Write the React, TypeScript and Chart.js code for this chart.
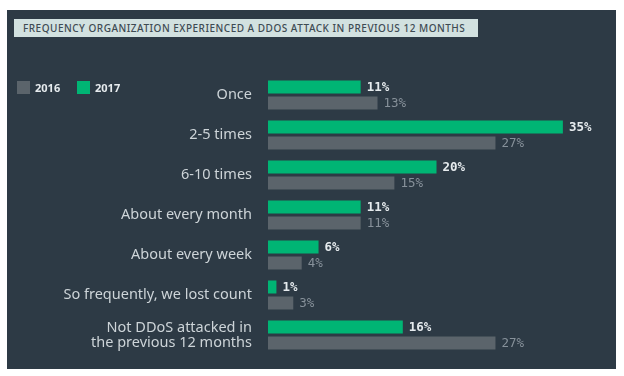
import React, { useEffect, useRef } from "react";
import { Chart, registerables } from "chart.js";

Chart.register(...registerables);

const categories: (string | string[])[] = [
  "Once",
  "2-5 times",
  "6-10 times",
  "About every month",
  "About every week",
  "So frequently, we lost count",
  ["Not DDoS attacked in", "the previous 12 months"],
];
const values2017 = [11, 35, 20, 11, 6, 1, 16];
const values2016 = [13, 27, 15, 11, 4, 3, 27];
const title = "FREQUENCY ORGANIZATION EXPERIENCED A DDOS ATTACK IN PREVIOUS 12 MONTHS";
const legendLabels = ["2016", "2017"];

const GREEN = "#00b574";
const GRAY = "#5b646b";
const BG = "#2d3a45";

const valueLabels = {
  id: "valueLabels",
  afterDatasetsDraw(chart: any) {
    const ctx = chart.ctx;
    ctx.save();
    ctx.textBaseline = "middle";
    ctx.textAlign = "left";
    chart.data.datasets.forEach((ds: any, di: number) => {
      const meta = chart.getDatasetMeta(di);
      meta.data.forEach((bar: any, i: number) => {
        ctx.font = di === 0 ? "bold 12.5px 'DejaVu Sans Mono'" : "12.5px 'DejaVu Sans Mono'";
        ctx.fillStyle = di === 0 ? "#e6ebee" : "#87919a";
        ctx.fillText(ds.data[i] + "%", bar.x + 6, bar.y + 1);
      });
    });
    ctx.restore();
  },
};

export default function App() {
  const ref = useRef<HTMLCanvasElement>(null);
  useEffect(() => {
    const chart = new Chart(ref.current!, {
      type: "bar",
      data: {
        labels: categories,
        datasets: [
          { label: "2017", data: values2017, backgroundColor: GREEN, categoryPercentage: 0.8, barPercentage: 0.8125 },
          { label: "2016", data: values2016, backgroundColor: GRAY, categoryPercentage: 0.8, barPercentage: 0.8125 },
        ],
      },
      options: {
        indexAxis: "y",
        animation: false,
        responsive: false,
        maintainAspectRatio: false,
        layout: { padding: { top: 65, bottom: 14, right: 11, left: 0 } },
        plugins: { legend: { display: false }, tooltip: { enabled: false } },
        scales: {
          x: { display: false, min: 0, max: 40 },
          y: {
            grid: { display: false, drawTicks: false },
            border: { display: false },
            ticks: {
              color: "#cdd4d8",
              font: { family: "'Noto Sans'", size: 14.5, lineHeight: 1.05 },
              padding: 16,
            },
            afterFit(scale: any) {
              scale.width = 261;
              scale.paddingTop = 0;
              scale.paddingBottom = 0;
            },
          },
        },
      },
      plugins: [valueLabels],
    });
    return () => chart.destroy();
  }, []);

  return (
    <div style={{ position: "fixed", left: 0, top: 0, width: 624, height: 376, background: "#fff" }}>
      <div style={{ position: "absolute", left: 7, top: 10, width: 609, height: 359, background: BG }}>
        <canvas ref={ref} width={609} height={359} style={{ position: "absolute", left: 0, top: 0 }} />
      </div>
      <div
        style={{
          position: "absolute",
          left: 14,
          top: 19,
          width: 464,
          height: 18,
          background: "#d2e1e0",
          color: "#3e4b53",
          fontFamily: "'Noto Sans'",
          fontSize: 10,
          fontWeight: 500,
          letterSpacing: 0.5,
          lineHeight: "18px",
          paddingLeft: 9,
          boxSizing: "border-box",
          whiteSpace: "nowrap",
        }}
      >
        {title}
      </div>
      {legendLabels.map((l, i) => (
        <div key={l} style={{ position: "absolute", left: 17 + i * 60, top: 81, display: "flex", alignItems: "center" }}>
          <div style={{ width: 13, height: 13, background: i === 0 ? GRAY : GREEN }} />
          <span
            style={{
              marginLeft: 5,
              color: "#e6ebee",
              fontFamily: "'Noto Sans'",
              fontWeight: 700,
              fontSize: 11,
              lineHeight: "13px",
            }}
          >
            {l}
          </span>
        </div>
      ))}
    </div>
  );
}
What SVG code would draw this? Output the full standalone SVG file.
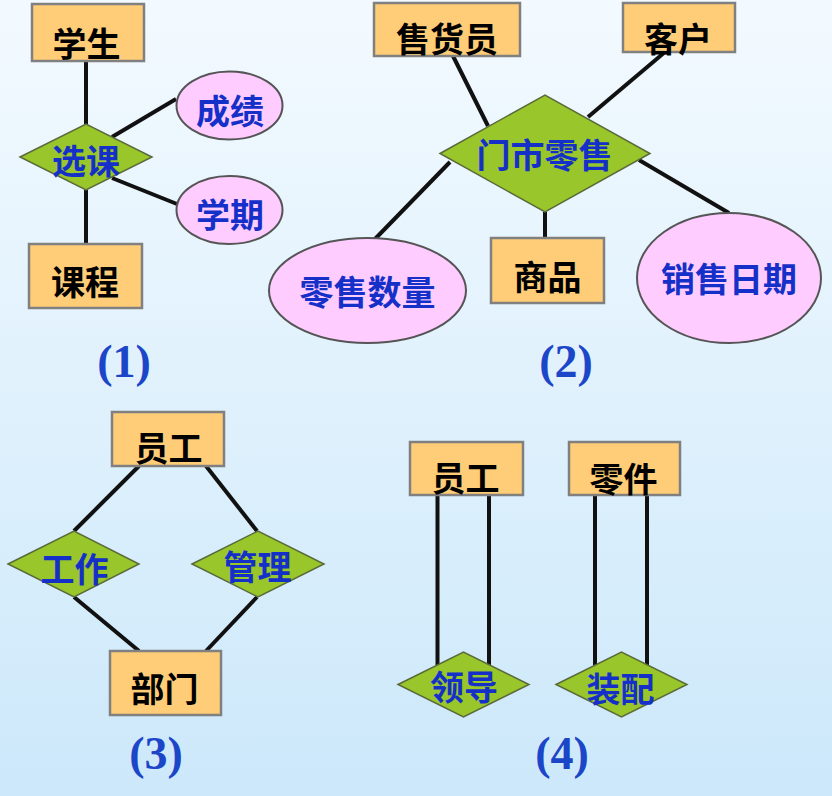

---

#### Exercise aim:
Copy every line of the listing that contains the word "React".

#### Solution to this exercise:
Write the React, TypeScript and Chart.js code for this chart.
import React, { useEffect, useRef } from "react";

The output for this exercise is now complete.